[Pdns-users] pdns-recursor peering

Brendan Oakley gentux2 at gmail.com
Fri Oct 12 19:58:18 UTC 2007


Hi Mick,

Depending on the application and purpose for wanting a shared cache, I
might try forwarding all queries to a single "master" recursor which
only serves the "front-end" servers, performing all root server
queries. It would only receive the queries that the front-end servers
cannot answer from their own respective caches, yet its cache would be
the same as the collection of the individual caches combined. This
provides both the load-sharing benefit of a pool of load-balanced
servers and the desired shared cache.

There are several downsides to this setup.

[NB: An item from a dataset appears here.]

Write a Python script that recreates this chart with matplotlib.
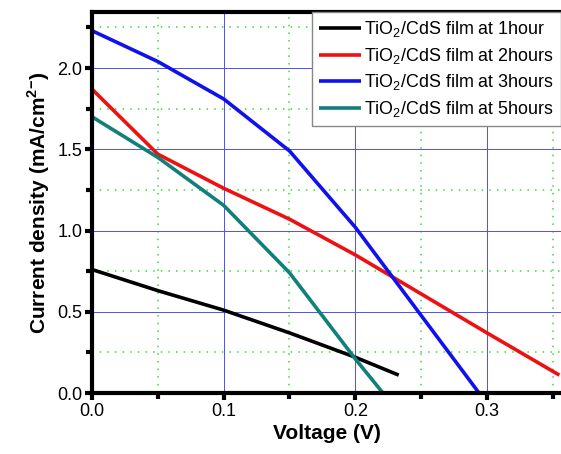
import matplotlib
matplotlib.use("Agg")
import matplotlib.pyplot as plt
from matplotlib.ticker import MultipleLocator, FormatStrFormatter

plt.rcParams['font.family'] = ['Liberation Sans', 'DejaVu Sans']
plt.rcParams['mathtext.fontset'] = 'custom'
plt.rcParams['mathtext.rm'] = 'Liberation Sans'
plt.rcParams['mathtext.bf'] = 'Liberation Sans:bold'

# J-V curves of TiO2/CdS films for different deposition times
v_1h = [0.0, 0.05, 0.10, 0.15, 0.20, 0.233]
j_1h = [0.76, 0.63, 0.51, 0.37, 0.22, 0.11]

v_2h = [0.0, 0.05, 0.10, 0.15, 0.20, 0.25, 0.30, 0.355]
j_2h = [1.87, 1.47, 1.26, 1.07, 0.85, 0.61, 0.37, 0.11]

v_3h = [0.0, 0.05, 0.10, 0.15, 0.20, 0.294]
j_3h = [2.23, 2.04, 1.81, 1.49, 1.02, 0.0]

v_5h = [0.0, 0.05, 0.10, 0.15, 0.20, 0.221]
j_5h = [1.70, 1.45, 1.155, 0.74, 0.21, 0.0]

labels = ["TiO$_2$/CdS film at 1hour", "TiO$_2$/CdS film at 2hours",
          "TiO$_2$/CdS film at 3hours", "TiO$_2$/CdS film at 5hours"]
colors = ["#000000", "#ee1111", "#1111ee", "#11807a"]

fig = plt.figure(figsize=(5.61, 4.54), dpi=100)
W, H = 561, 454
x0, x1 = 92, 562
y0, y1 = 393, 12
ax = fig.add_axes([x0 / W, 1 - y0 / H, (x1 - x0) / W, (y0 - y1) / H])

for v, j, lab, c in zip([v_1h, v_2h, v_3h, v_5h], [j_1h, j_2h, j_3h, j_5h], labels, colors):
    ax.plot(v, j, color=c, lw=2.6, label=lab, solid_capstyle='butt')

ax.set_xlim(0, 0.357)
ax.set_ylim(0, 2.345)
ax.xaxis.set_major_locator(MultipleLocator(0.1))
ax.xaxis.set_minor_locator(MultipleLocator(0.05))
ax.yaxis.set_major_locator(MultipleLocator(0.5))
ax.yaxis.set_minor_locator(MultipleLocator(0.25))
ax.xaxis.set_major_formatter(FormatStrFormatter('%.1f'))
ax.yaxis.set_major_formatter(FormatStrFormatter('%.1f'))

ax.grid(which='major', color='#5050ee', lw=0.7, ls='-')
ax.grid(which='minor', color='#33dd33', lw=1.1, ls=(0, (1, 4)))
ax.set_axisbelow(True)

for s in ['left', 'bottom', 'top']:
    ax.spines[s].set_linewidth(3)
ax.spines['right'].set_visible(False)

ax.tick_params(which='major', direction='out', length=5, width=3, labelsize=13, pad=2)
ax.tick_params(which='minor', direction='out', length=4, width=3)

ax.set_xlabel("Voltage (V)", fontsize=15, fontweight='bold', labelpad=3)
ax.set_ylabel("Current density (mA/cm$^{\\mathbf{2}}$$^{\\mathbf{-}}$)", fontsize=15,
              fontweight='bold', labelpad=4)

leg = ax.legend(loc='upper left', bbox_to_anchor=(312 / W, 1 - 12 / H),
                bbox_transform=fig.transFigure, fontsize=12.9, frameon=True,
                fancybox=False, edgecolor='#888888', framealpha=1,
                handlelength=2.35, handletextpad=0.15, borderpad=0.4,
                labelspacing=0.37, borderaxespad=0)
leg.get_frame().set_linewidth(1.0)

fig.savefig("out.png", dpi=100)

1. If the particular network has a high volume of unique queries, the
probability of the "front-end" recursors having the answers in their
cache is low, so the load on the master recursor might be too great.
However, in general that also means the probability of the master
recursor having the answers cached is also low, so the benefit of a
shared cache is diminished.

2. If the number of "front-end" recursors is very high, at some point
it becomes impractical to try to hold the collection of all their
caches on one server, and handle so many queries. Without testing I do
not know exactly how high that would be, but it would seem to be a
rare case.

3. It means a central point of failure takes away the redundancy
benefit of load balancing. This can be handled simply with a trigger
in your monitoring software which runs a script on the "front-end"
servers when the master recursor fails. The script would swap out the
recursor.conf for one without the forward-zones statement and execute
'rec_control reload-zones' so that they switch to doing their lookups
on the root servers while the master recursor is unavailable, without
clearing their caches.

4. If for any reason the master recursor's cache is cleared, the
benefit of it will be temporarily diminished. A possible solution is
to consider using a different recursor on it than PowerDNS, one which
saves the cache to disk and re-loads it on start.